To go sideways into IT move to Mumbai and learn to limbo
 
How would I go about making a sideways move into IT work? I've mainly done commercial and industrial work, which is considered more technically demanding than just house-bashing so I suppose I would be 'overskilled' in the IT world...

Your probably better off in the commercial/industrial electrical market. and look at plcs and something like OPCan network control systems

It used to be easy when you could build and maintain PCs and network servers and then install the thin eathernet or cat5/e infrastructures. There is still some of that about but unless you've got something like mcse or cisco quals or even software programming training then your options are rather limited.

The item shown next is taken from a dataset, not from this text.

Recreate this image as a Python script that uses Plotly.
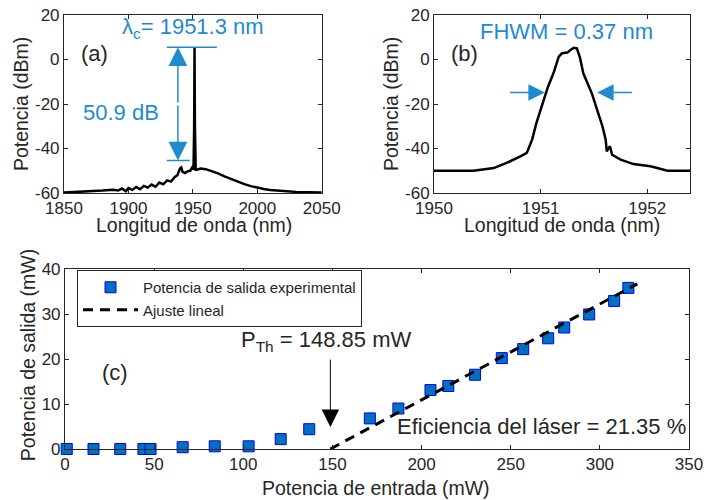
import plotly.graph_objects as go

# ---- Panel (a): full spectrum ----
a_wl = [1850, 1860, 1870, 1880, 1888, 1892, 1895, 1898, 1900, 1903, 1906, 1909, 1912, 1915,
        1918, 1921, 1924, 1927, 1930, 1933, 1936, 1938, 1940, 1941, 1942, 1944, 1946, 1948,
        1949.5, 1950.5, 1951.0, 1951.3, 1951.6, 1952.2, 1953, 1956, 1960, 1965, 1970, 1975,
        1980, 1985, 1990, 1995, 2000, 2005, 2010, 2015, 2020, 2030, 2040, 2050]
a_pw = [-59.8, -59.6, -59.3, -58.9, -58.5, -58.9, -58.0, -59.2, -57.8, -58.6, -57.3, -58.3,
        -56.8, -57.6, -56.2, -57.2, -55.3, -56.1, -54.3, -54.9, -52.8, -52.0, -49.0, -48.5,
        -50.5, -51.0, -50.2, -50.0, -48.5, -49.5, -30.0, 5.4, -30.0, -49.5, -49.5, -49.0,
        -49.3, -50.2, -51.3, -52.6, -53.8, -55.0, -56.0, -56.9, -57.6, -58.2, -58.6, -58.9,
        -59.2, -59.5, -59.7, -59.8]

# ---- Panel (b): zoomed spectrum ----
b_wl = [1950.0, 1950.37, 1950.56, 1950.68, 1950.81, 1950.87, 1950.92, 1950.96, 1951.01,
        1951.07, 1951.12, 1951.17, 1951.20, 1951.25, 1951.28, 1951.31, 1951.34, 1951.37,
        1951.40, 1951.44, 1951.48, 1951.53, 1951.58, 1951.61, 1951.62, 1951.65, 1951.67,
        1951.75, 1951.87, 1952.03, 1952.19, 1952.41]
b_pw = [-50.0, -50.0, -48.8, -46.5, -43.5, -42.0, -36.0, -28.6, -21.1, -12.1, -6.2, 1.3,
        2.8, 3.1, 4.3, 5.3, 5.0, 0.6, -6.2, -10.6, -15.2, -22.6, -30.1, -36.0, -41.3, -39.0,
        -42.8, -45.0, -47.0, -48.0, -50.0, -50.0]

# ---- Panel (c): laser output vs pump ----
pin = [1, 16, 31, 44, 48, 66, 84, 103, 121, 137, 171, 187, 205, 215, 230, 245, 257, 271,
       280, 294, 308, 316]
pout = [0.0, 0.0, 0.0, 0.0, 0.0, 0.4, 0.6, 0.6, 2.2, 4.4, 6.8, 9.0, 13.1, 14.0, 16.5, 20.2,
        22.2, 24.6, 27.0, 29.9, 32.9, 35.8]
fit_x = [148.85, 321]
fit_y = [0.0, 36.7]

# ---- tick labels ----
ticks_dbm = [-60, -40, -20, 0, 20]
ticks_dbm_text = ["-60", "-40", "-20", "0", "20"]
ticks_a_x = [1850, 1900, 1950, 2000, 2050]
ticks_b_x = [1950, 1951, 1952]
ticks_c_x = [0, 50, 100, 150, 200, 250, 300, 350]
ticks_c_y = [0, 10, 20, 30, 40]

FONT = "Liberation Sans, Arial, sans-serif"
AX = "#262626"
BLUE = "#1f8ad0"

fig = go.Figure()
fig.add_trace(go.Scatter(x=a_wl, y=a_pw, mode="lines", line=dict(color="black", width=2.5),
                         xaxis="x", yaxis="y", showlegend=False))
fig.add_trace(go.Scatter(x=b_wl, y=b_pw, mode="lines", line=dict(color="black", width=2.5),
                         xaxis="x2", yaxis="y2", showlegend=False))
fig.add_trace(go.Scatter(x=pin, y=pout, mode="markers", name="Potencia de salida experimental",
                         marker=dict(symbol="square", size=11, color="#0072BD",
                                     line=dict(color="#0000FF", width=1)),
                         cliponaxis=False, xaxis="x3", yaxis="y3"))
fig.add_trace(go.Scatter(x=fit_x, y=fit_y, mode="lines", name="Ajuste lineal",
                         line=dict(color="black", width=3, dash="10px,7px"),
                         xaxis="x3", yaxis="y3"))

def axis(domain, rng, tickvals, anchor, ticktext=None):
    d = dict(domain=domain, range=rng, tickvals=tickvals, anchor=anchor, automargin=False,
             showline=True, linecolor=AX, linewidth=1, mirror="ticks",
             ticks="inside", ticklen=4, tickcolor=AX, showgrid=False, zeroline=False,
             tickfont=dict(size=17, color=AX, family=FONT))
    if ticktext is not None:
        d["ticktext"] = ticktext
    return d

fig.update_layout(
    width=704, height=500, margin=dict(l=0, r=0, t=0, b=0, autoexpand=False),
    plot_bgcolor="white", paper_bgcolor="white",
    font=dict(family=FONT, color=AX),
    xaxis=axis([0.0909, 0.457], [1850, 2050], ticks_a_x, "y"),
    yaxis=axis([0.614, 0.97], [-60, 20], ticks_dbm, "x", ticks_dbm_text),
    xaxis2=axis([0.6165, 0.98], [1950, 1952.4], ticks_b_x, "y2"),
    yaxis2=axis([0.614, 0.97], [-60, 20], ticks_dbm, "x2", ticks_dbm_text),
    xaxis3=axis([0.0923, 0.9787], [0, 350], ticks_c_x, "y3"),
    yaxis3=axis([0.102, 0.462], [0, 40], ticks_c_y, "x3"),
    legend=dict(x=0.1094, y=0.46, xanchor="left", yanchor="top", bgcolor="white",
                bordercolor=AX, borderwidth=1, font=dict(size=15, color=AX, family=FONT),
                itemwidth=55, tracegroupgap=0),
)

# reference lines for the 50.9 dB extinction marker
fig.add_shape(type="line", xref="x", yref="y", x0=1929.8, x1=1968.6, y0=5.5, y1=5.5,
              line=dict(color=BLUE, width=1.5))
fig.add_shape(type="line", xref="x", yref="y", x0=1929.8, x1=1947.7, y0=-45.4, y1=-45.4,
              line=dict(color=BLUE, width=1.5))

TF = dict(size=19.5, color=AX, family=FONT)
C = dict(xanchor="center", yanchor="middle", showarrow=False)
ann = []
# axis titles
ann.append(dict(x=0.2756, y=0.550, xref="paper", yref="paper", text="Longitud de onda (nm)",
                font=TF, **C))
ann.append(dict(x=0.7983, y=0.550, xref="paper", yref="paper", text="Longitud de onda (nm)",
                font=TF, **C))
ann.append(dict(x=0.5341, y=0.024, xref="paper", yref="paper", text="Potencia de entrada (mW)",
                font=TF, **C))
ann.append(dict(x=0.0300, y=0.792, xref="paper", yref="paper", text="Potencia (dBm)",
                font=TF, textangle=-90, **C))
ann.append(dict(x=0.5555, y=0.792, xref="paper", yref="paper", text="Potencia (dBm)",
                font=TF, textangle=-90, **C))
ann.append(dict(x=0.0400, y=0.29, xref="paper", yref="paper", text="Potencia de salida (mW)",
                font=TF, textangle=-90, **C))
# panel a
ann.append(dict(x=1938.4, y=5.5, ax=1938.4, ay=-20, xref="x", yref="y", axref="x", ayref="y",
                showarrow=True, arrowhead=2, arrowsize=2.5, arrowwidth=1.5, arrowcolor=BLUE, text=""))
ann.append(dict(x=1938.4, y=-45.4, ax=1938.4, ay=-20, xref="x", yref="y", axref="x", ayref="y",
                showarrow=True, arrowhead=2, arrowsize=2.5, arrowwidth=1.5, arrowcolor=BLUE, text=""))
ann.append(dict(x=1950.4, y=14.2, xref="x", yref="y", text="λ<sub>c</sub>= 1951.3 nm",
                font=dict(size=22, color=BLUE, family=FONT), **C))
ann.append(dict(x=1894.6, y=-24.0, xref="x", yref="y", text="50.9 dB",
                font=dict(size=22, color=BLUE, family=FONT), **C))
ann.append(dict(x=1874, y=2.9, xref="x", yref="y", text="(a)",
                font=dict(size=22, color=AX, family=FONT), **C))
# panel b
ann.append(dict(x=1951.04, y=-14.8, ax=1950.70, ay=-14.8, xref="x2", yref="y2", axref="x2",
                ayref="y2", showarrow=True, arrowhead=2, arrowsize=2.2, arrowwidth=1.5,
                arrowcolor=BLUE, text=""))
ann.append(dict(x=1951.53, y=-14.8, ax=1951.87, ay=-14.8, xref="x2", yref="y2", axref="x2",
                ayref="y2", showarrow=True, arrowhead=2, arrowsize=2.2, arrowwidth=1.5,
                arrowcolor=BLUE, text=""))
ann.append(dict(x=1951.245, y=12.4, xref="x2", yref="y2", text="FHWM = 0.37 nm",
                font=dict(size=22, color=BLUE, family=FONT), **C))
ann.append(dict(x=1950.29, y=2.9, xref="x2", yref="y2", text="(b)",
                font=dict(size=22, color=AX, family=FONT), **C))
# panel c
ann.append(dict(x=148.85, y=4.9, ax=148.85, ay=20.2, xref="x3", yref="y3", axref="x3",
                ayref="y3", showarrow=True, arrowhead=2, arrowsize=3.5, arrowwidth=1,
                arrowcolor="black", text=""))
ann.append(dict(x=146.3, y=24.0, xref="x3", yref="y3", text="P<sub>Th</sub> = 148.85 mW",
                font=dict(size=22, color=AX, family=FONT), **C))
ann.append(dict(x=27.8, y=16.9, xref="x3", yref="y3", text="(c)",
                font=dict(size=22, color=AX, family=FONT), **C))
ann.append(dict(x=267.4, y=5.1, xref="x3", yref="y3", text="Eficiencia del láser = 21.35 %",
                font=dict(size=22, color=AX, family=FONT), **C))
fig.update_layout(annotations=ann)

fig.write_html("out.html")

However, computer science training is always usefull in the electrical control and automation business
 
I looked at the MCITP Enterprise Administrator (replacement for the MCSE) qualification recently and the training (from LearnKey at least) is a mess, a ton of base level stuff, then a massive jump to ultra advanced level training, with nothing in between, so you end up insanely bored then scrabbling to keep up with what the next session is about and having to do a ton of research into acronyms, americanisms, command structures (as all of sudden they decide to skim over the commands) and watching the tutorials 10 or 20 times to get your head around what they are asking. Then you find out that they have missed out stuff that actually is in the exam and filled the course with a sizeable amount of stuff that isn't in the exam and hasn't been since the draft version of the syllabus.
Plus the wages frequently stink £20K per annum in central london with little or no benefits, unpaid overtime and a load of responsibility beyond the pay, only good money is in investment banking IT and thats a tough nut to crack unless you have a finance or economics background or walk out of a degree course with a high scoring masters degree / Phd. Not to mention the near nonstop offshoring of work and the drive down on pay by "internal transfers" from 3rd world nations.
 
IT has a lot more to it than most people see. When you get into strategic network planning for a multinational and have to co-ordinate between 5 or 10 different divisions all in different time zones and are dealing with some who don't speak english it gets "fun".
Real fun is a role I missed out on sadly due to being elsewhere when the role was advertised, which was doing support for the Large Hadron Collider IT systems, role sounded challenging but at the same time well resourced and enjoyable.